Dans ce film à gros budget, Jacques Demy reconstitue la grève des chantiers navals nantais qui eut lieu en 1952, provoquant de violents affrontements avec la police. Dans ce contexte, François, un métallurgiste, loue une chambre dans la maison de Madame Langlois, qui se montre réfractaire à toute intrusion féminine dans sa demeure. François vit alors une passion à ciel ouvert avec sa fiancée Violette, jusqu’au jour où il rencontre la fille de Madame Langlois…

Stylisé à l’extrême, ce mélodrame répond à la règle tout demysienne des dialogues chantés. A travers la lutte du prolétariat, le cinéaste met en scène les causes perdues, à la fois celle du peuple et celle d’un amour entravé par des questions de rang social, et fait montre d’un pessimiste qu’on ne lui connaissait pas jusque-là. Boudé par le public à sa sortie, «Une chambre en ville» partageait l’affiche avec «L’As des as» de Gérard Oury, avec Jean-Paul Belmondo.
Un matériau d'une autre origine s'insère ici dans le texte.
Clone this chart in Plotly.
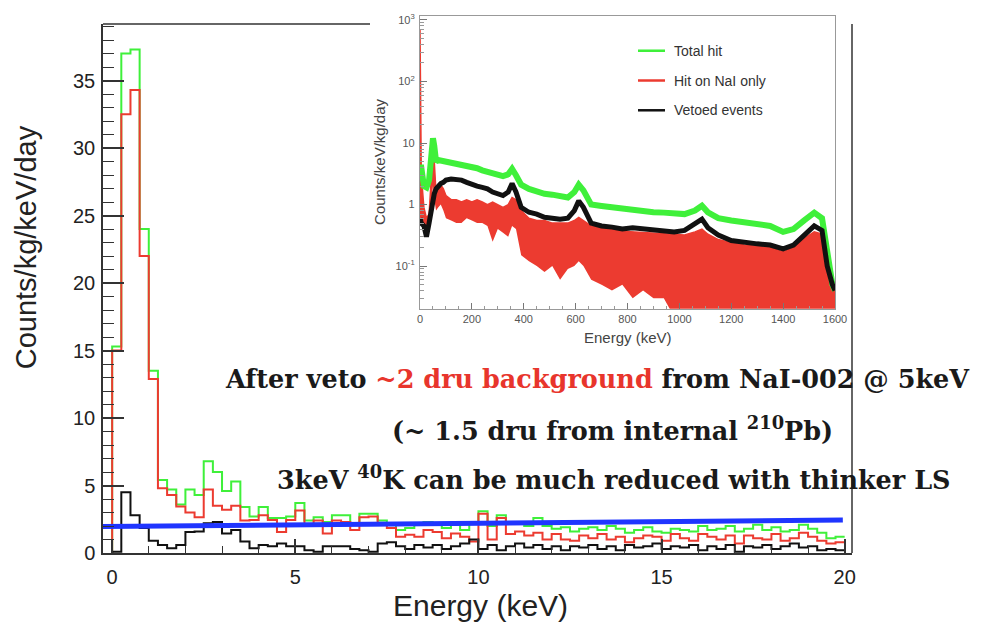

Persuadé que le désintérêt des spectateurs était dû à «l’écrasement informatif et publicitaire des films préconçus pour le succès», des critiques prirent la défense de Jacques Demy dans un article collectif, qui suscita une vive polémique entre les partisans du film d’auteur d’un côté et du cinéma populaire de l’autre. Résultat des courses: ce combat de coq stérile ne fit qu’aggraver la situation déjà difficile de ce beau film désabusé.